Late Period of Pregnancy

Late period of pregnancy accounts mostly for the second and third trimester of pregnancy. Following are some of the major complications that a woman can encounter during late pregnancy and delivery which are attributed to an older age.

  1. Pre-eclampsia
  2. Amniotic fluid embolism
  3. Obstetric shock
  4. Renal failure
  5. Gestational diabetes
  6. Abruptio placenta
  7. Placenta previa
  8. Low birth weight
  9. Pre-term delivery
  10. Multiple gestation
  11. Fetal demise/death
  12. Labor dystocia and C- Section
  13. Maternal death

Pre-eclampsia

The incidence of pre-eclampsia in the obstetric population is 3-4%, which increase to 5-10% in women above 35 years of age and reaches up to 10% in women 50 and above.

Maternal and fetal morbidity and mortality can be reduced after careful monitoring and management. Since pre-eclampsia is more common in women having hypertension, both gestational and pre-pregnancy hypertension, women of older age are more prone to develop this complication as the risk of hypertension increases with advancing age in both men and women.

Diabetes Mellitus

Risk of diabetes mellitus increases with maternal age. Preexisting Type II diabetes mellitus and gestational diabetes both increase 3-6 times in women 40 years and above when compared with women aged 20 to 29.

The incidence of gestational diabetes in the obstetric population is 3%, increasing to 7 – 12 percent in women above the age of 40, and 20% in women over age 50.

Placental Problems including Abruptio Placenta and Placenta Previa

The prevalence of pathologies like placenta previa and abruptio increases with advancing maternal age. Nulliparous women above 40 have a ten-fold increase in placenta previa when compared to women age 20-29 years.

Perinatal Morbidity – Low Birth Weight and Pre-Term Delivery

Increase in maternal age is associated with low birth weight fetus and pre-term delivery. A study conducted in Sweden concluded that after removing confounders, there was a strong relationship between advanced maternal age and pre-term delivery.

Fetal Death

Studies worldwide consistently showed that women ≥35 are at significantly increased risk of stillbirth compared with younger women. A systematic review and meta-analysis of these studies calculated that mothers above 35 years were associated with a 65% increase in stillbirth compared with younger women.

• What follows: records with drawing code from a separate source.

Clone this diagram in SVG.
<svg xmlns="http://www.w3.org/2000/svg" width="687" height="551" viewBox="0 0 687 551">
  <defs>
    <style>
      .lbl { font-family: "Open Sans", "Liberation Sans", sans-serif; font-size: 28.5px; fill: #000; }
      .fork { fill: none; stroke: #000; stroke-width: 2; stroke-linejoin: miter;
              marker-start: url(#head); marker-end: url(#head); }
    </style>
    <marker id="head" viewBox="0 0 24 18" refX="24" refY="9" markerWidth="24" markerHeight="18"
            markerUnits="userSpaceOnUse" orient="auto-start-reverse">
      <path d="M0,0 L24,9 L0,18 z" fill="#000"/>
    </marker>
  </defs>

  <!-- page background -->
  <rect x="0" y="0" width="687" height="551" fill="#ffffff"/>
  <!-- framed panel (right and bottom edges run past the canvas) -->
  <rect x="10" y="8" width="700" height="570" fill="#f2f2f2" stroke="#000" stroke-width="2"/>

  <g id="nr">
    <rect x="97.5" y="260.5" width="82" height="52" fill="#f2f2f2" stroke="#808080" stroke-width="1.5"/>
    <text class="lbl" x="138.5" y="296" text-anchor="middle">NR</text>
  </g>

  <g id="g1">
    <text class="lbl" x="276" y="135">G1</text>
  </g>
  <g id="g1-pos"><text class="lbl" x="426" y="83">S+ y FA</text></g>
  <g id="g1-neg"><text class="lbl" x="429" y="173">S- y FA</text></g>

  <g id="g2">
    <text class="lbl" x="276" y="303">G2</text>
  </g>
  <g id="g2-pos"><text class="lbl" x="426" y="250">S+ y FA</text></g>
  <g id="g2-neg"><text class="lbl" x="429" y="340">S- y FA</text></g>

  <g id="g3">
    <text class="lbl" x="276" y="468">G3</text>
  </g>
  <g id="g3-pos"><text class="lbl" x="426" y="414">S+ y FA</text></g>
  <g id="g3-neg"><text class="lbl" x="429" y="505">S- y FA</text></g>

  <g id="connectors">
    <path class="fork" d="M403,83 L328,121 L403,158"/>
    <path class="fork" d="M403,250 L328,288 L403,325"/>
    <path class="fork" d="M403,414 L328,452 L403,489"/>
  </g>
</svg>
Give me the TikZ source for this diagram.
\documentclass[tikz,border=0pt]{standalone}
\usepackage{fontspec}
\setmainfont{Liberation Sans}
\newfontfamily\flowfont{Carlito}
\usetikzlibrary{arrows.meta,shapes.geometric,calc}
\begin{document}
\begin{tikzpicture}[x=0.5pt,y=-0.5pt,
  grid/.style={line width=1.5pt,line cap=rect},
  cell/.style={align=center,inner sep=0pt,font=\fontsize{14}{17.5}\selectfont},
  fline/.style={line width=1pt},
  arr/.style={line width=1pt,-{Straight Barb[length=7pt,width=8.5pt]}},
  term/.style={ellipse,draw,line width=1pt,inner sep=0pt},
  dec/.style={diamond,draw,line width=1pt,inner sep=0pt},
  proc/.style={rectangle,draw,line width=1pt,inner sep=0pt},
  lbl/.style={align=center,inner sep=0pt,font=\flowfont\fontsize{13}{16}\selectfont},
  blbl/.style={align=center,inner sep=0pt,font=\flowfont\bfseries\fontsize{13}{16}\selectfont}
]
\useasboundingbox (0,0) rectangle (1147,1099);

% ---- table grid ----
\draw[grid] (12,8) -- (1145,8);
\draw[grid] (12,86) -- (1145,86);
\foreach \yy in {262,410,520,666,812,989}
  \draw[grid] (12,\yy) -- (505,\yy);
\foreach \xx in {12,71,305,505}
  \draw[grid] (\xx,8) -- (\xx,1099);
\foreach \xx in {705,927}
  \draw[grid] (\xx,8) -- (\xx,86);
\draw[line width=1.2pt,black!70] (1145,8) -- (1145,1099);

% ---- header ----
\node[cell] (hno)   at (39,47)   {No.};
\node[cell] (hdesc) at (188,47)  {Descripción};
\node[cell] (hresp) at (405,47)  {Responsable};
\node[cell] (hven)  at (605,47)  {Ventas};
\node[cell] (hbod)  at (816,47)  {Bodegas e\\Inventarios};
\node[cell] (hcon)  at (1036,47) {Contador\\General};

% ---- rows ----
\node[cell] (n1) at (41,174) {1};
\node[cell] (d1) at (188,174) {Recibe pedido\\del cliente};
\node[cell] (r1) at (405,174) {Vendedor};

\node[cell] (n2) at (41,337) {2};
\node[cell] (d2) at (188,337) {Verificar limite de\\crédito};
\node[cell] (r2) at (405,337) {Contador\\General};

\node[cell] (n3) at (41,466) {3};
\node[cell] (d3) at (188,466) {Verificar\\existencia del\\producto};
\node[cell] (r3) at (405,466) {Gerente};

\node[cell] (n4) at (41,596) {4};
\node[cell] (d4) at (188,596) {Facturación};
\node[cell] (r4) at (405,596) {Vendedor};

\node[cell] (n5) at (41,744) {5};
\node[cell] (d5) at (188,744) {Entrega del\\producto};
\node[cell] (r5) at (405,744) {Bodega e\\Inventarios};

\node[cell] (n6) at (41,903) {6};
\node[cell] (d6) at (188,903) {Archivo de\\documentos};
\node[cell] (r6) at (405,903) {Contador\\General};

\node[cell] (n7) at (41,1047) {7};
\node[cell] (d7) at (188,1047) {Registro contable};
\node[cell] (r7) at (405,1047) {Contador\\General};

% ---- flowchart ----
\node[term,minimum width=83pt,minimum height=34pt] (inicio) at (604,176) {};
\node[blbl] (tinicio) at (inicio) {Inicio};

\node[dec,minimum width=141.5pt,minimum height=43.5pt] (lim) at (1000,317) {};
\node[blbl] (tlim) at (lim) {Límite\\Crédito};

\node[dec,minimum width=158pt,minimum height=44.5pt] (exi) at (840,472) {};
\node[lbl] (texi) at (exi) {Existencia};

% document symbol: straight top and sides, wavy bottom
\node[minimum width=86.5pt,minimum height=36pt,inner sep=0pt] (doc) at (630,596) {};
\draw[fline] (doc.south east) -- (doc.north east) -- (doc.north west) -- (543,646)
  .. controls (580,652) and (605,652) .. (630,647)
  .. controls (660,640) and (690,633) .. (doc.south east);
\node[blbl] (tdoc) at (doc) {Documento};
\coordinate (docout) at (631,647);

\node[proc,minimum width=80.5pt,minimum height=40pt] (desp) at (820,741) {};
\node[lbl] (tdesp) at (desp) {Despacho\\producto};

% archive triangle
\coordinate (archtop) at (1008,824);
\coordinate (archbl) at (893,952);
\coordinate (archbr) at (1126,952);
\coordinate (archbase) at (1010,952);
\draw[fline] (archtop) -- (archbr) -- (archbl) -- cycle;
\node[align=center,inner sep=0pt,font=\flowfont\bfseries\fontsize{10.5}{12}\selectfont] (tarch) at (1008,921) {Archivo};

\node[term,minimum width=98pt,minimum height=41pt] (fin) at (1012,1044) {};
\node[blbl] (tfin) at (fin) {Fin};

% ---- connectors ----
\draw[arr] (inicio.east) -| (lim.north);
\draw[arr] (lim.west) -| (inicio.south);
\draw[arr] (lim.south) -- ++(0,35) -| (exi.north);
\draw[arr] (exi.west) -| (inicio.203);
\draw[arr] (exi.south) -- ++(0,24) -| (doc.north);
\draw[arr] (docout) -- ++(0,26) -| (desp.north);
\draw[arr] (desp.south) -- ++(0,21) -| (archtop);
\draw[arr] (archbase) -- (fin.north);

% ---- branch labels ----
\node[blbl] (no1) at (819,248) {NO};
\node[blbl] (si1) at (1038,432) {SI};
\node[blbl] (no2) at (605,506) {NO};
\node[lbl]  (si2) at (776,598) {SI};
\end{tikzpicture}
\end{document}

The relative risk of stillbirth increased with advancing maternal age (i.e., more at age 40 than at 35). The increased risk of stillbirth is most notable after about 37 weeks of gestation.

Neonatal Death

Fetal demise, premature deliveries, stillbirths, pre-term labor, since all these are known complications of advanced maternal age, neonatal death has been observed to be decreased in elderly mothers when compared with younger maternal age. This can be attributed to differences in the underlying factors, including early use of steroids for pre-term delivery, C section and less use of illicit drugs.

Twin Pregnancy

Multiple Gestation (Twin Pregnancy)

Advanced maternal age is associated with multiple or twin pregnancies, which can be due to both, a higher rate of naturally occurring twin pregnancy in older age and a higher rate of use of artificial means to get pregnant in this age population.

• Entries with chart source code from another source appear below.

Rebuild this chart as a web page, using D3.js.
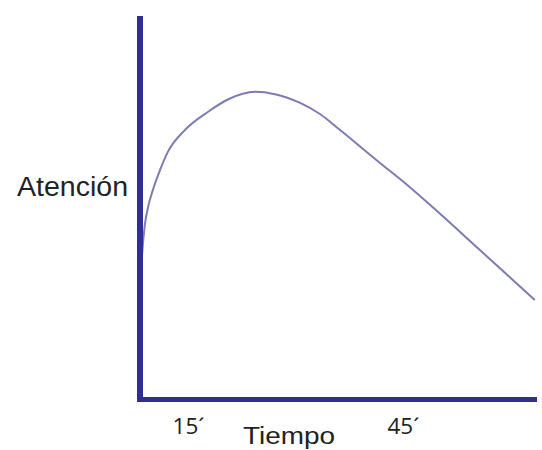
<!DOCTYPE html>
<html>
<head>
<meta charset="utf-8">
<script src="https://cdn.jsdelivr.net/npm/d3@7"></script>
<style>
  body { margin: 0; background: #fff; }
  svg { display: block; }
</style>
</head>
<body>
<div id="chart"></div>
<script>
// tiempo (escala relativa 0-100) y atención (0-100)
var tiempo   = [0, 0.5, 1.0, 1.8, 3.0, 4.8, 6.8, 11.1, 17.0, 22.0, 28.9, 33.9, 40.3, 45.3, 50.4, 60.5, 65.6, 75.7, 85.8, 99.7];
var atencion = [34.3, 40.8, 45.8, 50.3, 54.7, 59.9, 64.7, 70.4, 75.2, 78.4, 80.4, 79.8, 77.5, 74.6, 70.4, 61.8, 57.6, 48.5, 39.0, 25.9];
var tickPos    = [11.9, 66.3];
var tickLabels = ["15\u00b4", "45\u00b4"];

var width = 542, height = 450;
var margin = {top: 17, right: 6, bottom: 51, left: 141};

var svg = d3.select("#chart").append("svg")
    .attr("width", width)
    .attr("height", height);

var x = d3.scaleLinear().domain([0, 100]).range([margin.left, width - margin.right]);
var y = d3.scaleLinear().domain([0, 100]).range([height - margin.bottom, margin.top]);

var axisColor = "#2e2e94";

// curva
var line = d3.line()
    .x(function(d, i) { return x(tiempo[i]); })
    .y(function(d) { return y(d); })
    .curve(d3.curveMonotoneX);

svg.append("path")
    .datum(atencion)
    .attr("d", line)
    .attr("fill", "none")
    .attr("stroke", "#7c7cb4")
    .attr("stroke-width", 2);

// ejes gruesos
svg.append("line")
    .attr("x1", x(0) - 1).attr("x2", x(0) - 1)
    .attr("y1", y(100) - 1).attr("y2", y(0) + 3)
    .attr("stroke", axisColor)
    .attr("stroke-width", 6);

svg.append("line")
    .attr("x1", x(0) - 4).attr("x2", x(100) + 1)
    .attr("y1", y(0) + 0.5).attr("y2", y(0) + 0.5)
    .attr("stroke", axisColor)
    .attr("stroke-width", 5);

// etiquetas del eje x
var xAxis = svg.append("g")
    .attr("transform", "translate(0," + (y(0) + 0.5) + ")")
    .call(d3.axisBottom(x)
        .tickValues(tickPos)
        .tickSize(0)
        .tickFormat(function(d, i) { return tickLabels[i]; }));

xAxis.select(".domain").remove();
xAxis.selectAll(".tick text")
    .attr("y", 34.5)
    .attr("dy", 0)
    .attr("fill", "#222")
    .attr("font-family", "'Open Sans', sans-serif")
    .attr("font-size", 21)
    .attr("textLength", 32)
    .attr("lengthAdjust", "spacingAndGlyphs");

svg.append("text")
    .attr("x", 243)
    .attr("y", 443.5)
    .attr("fill", "#222")
    .attr("font-family", "'Liberation Sans', Arial, sans-serif")
    .attr("font-size", 23)
    .attr("textLength", 92)
    .attr("lengthAdjust", "spacingAndGlyphs")
    .text("Tiempo");

svg.append("text")
    .attr("x", 17)
    .attr("y", 196)
    .attr("fill", "#222")
    .attr("font-family", "'Liberation Sans', Arial, sans-serif")
    .attr("font-size", 27)
    .attr("textLength", 111)
    .attr("lengthAdjust", "spacingAndGlyphs")
    .text("Atención");
</script>
</body>
</html>
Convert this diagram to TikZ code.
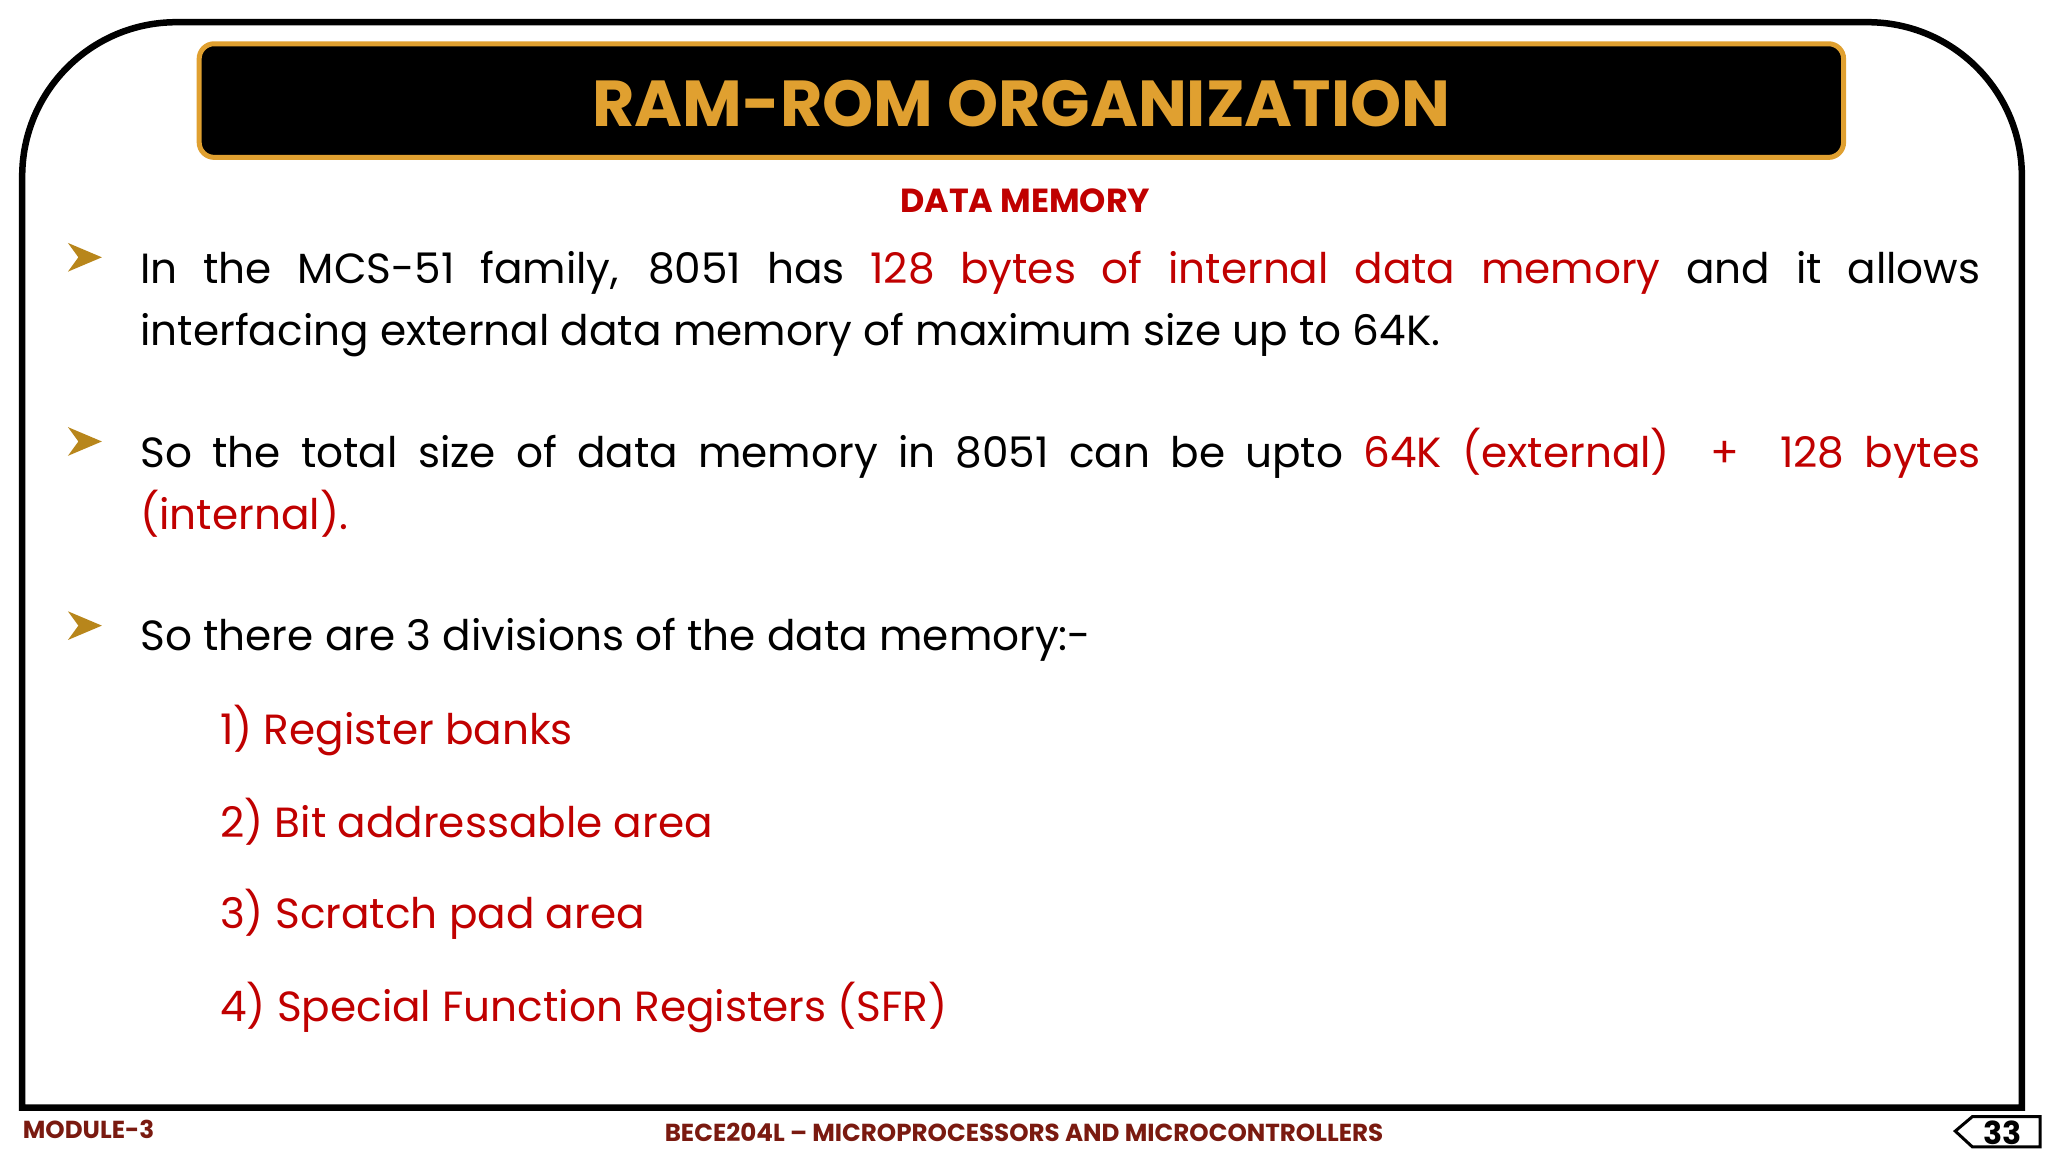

In comparison to singleton, twin pregnancy outcomes have been seen to show similar success rates among older women, when compared to the younger women with multiple or twin pregnancies.

Labor and Cesarean Delivery

Ideal gestational age for delivery in women with advanced age is not clear. The studies conducted have shown that women with increasing age have experienced problems in their labor and ended up having a cesarean section.

Reasons for such incidents are controversial though, multiple factors including, medical conditions in advanced maternal age, labor augmentation and fetal malposition are noticed to play a pivot role in labor dystocia.

Maternal Mortality

Older women are at an increased risk of death during pregnancy and delivery. Although the risk is very small in developed countries. In developing countries, maternal mortality is a bigger problem. Based on studies advancing age and parity both have been individual factors in leading to an increased maternal death rate.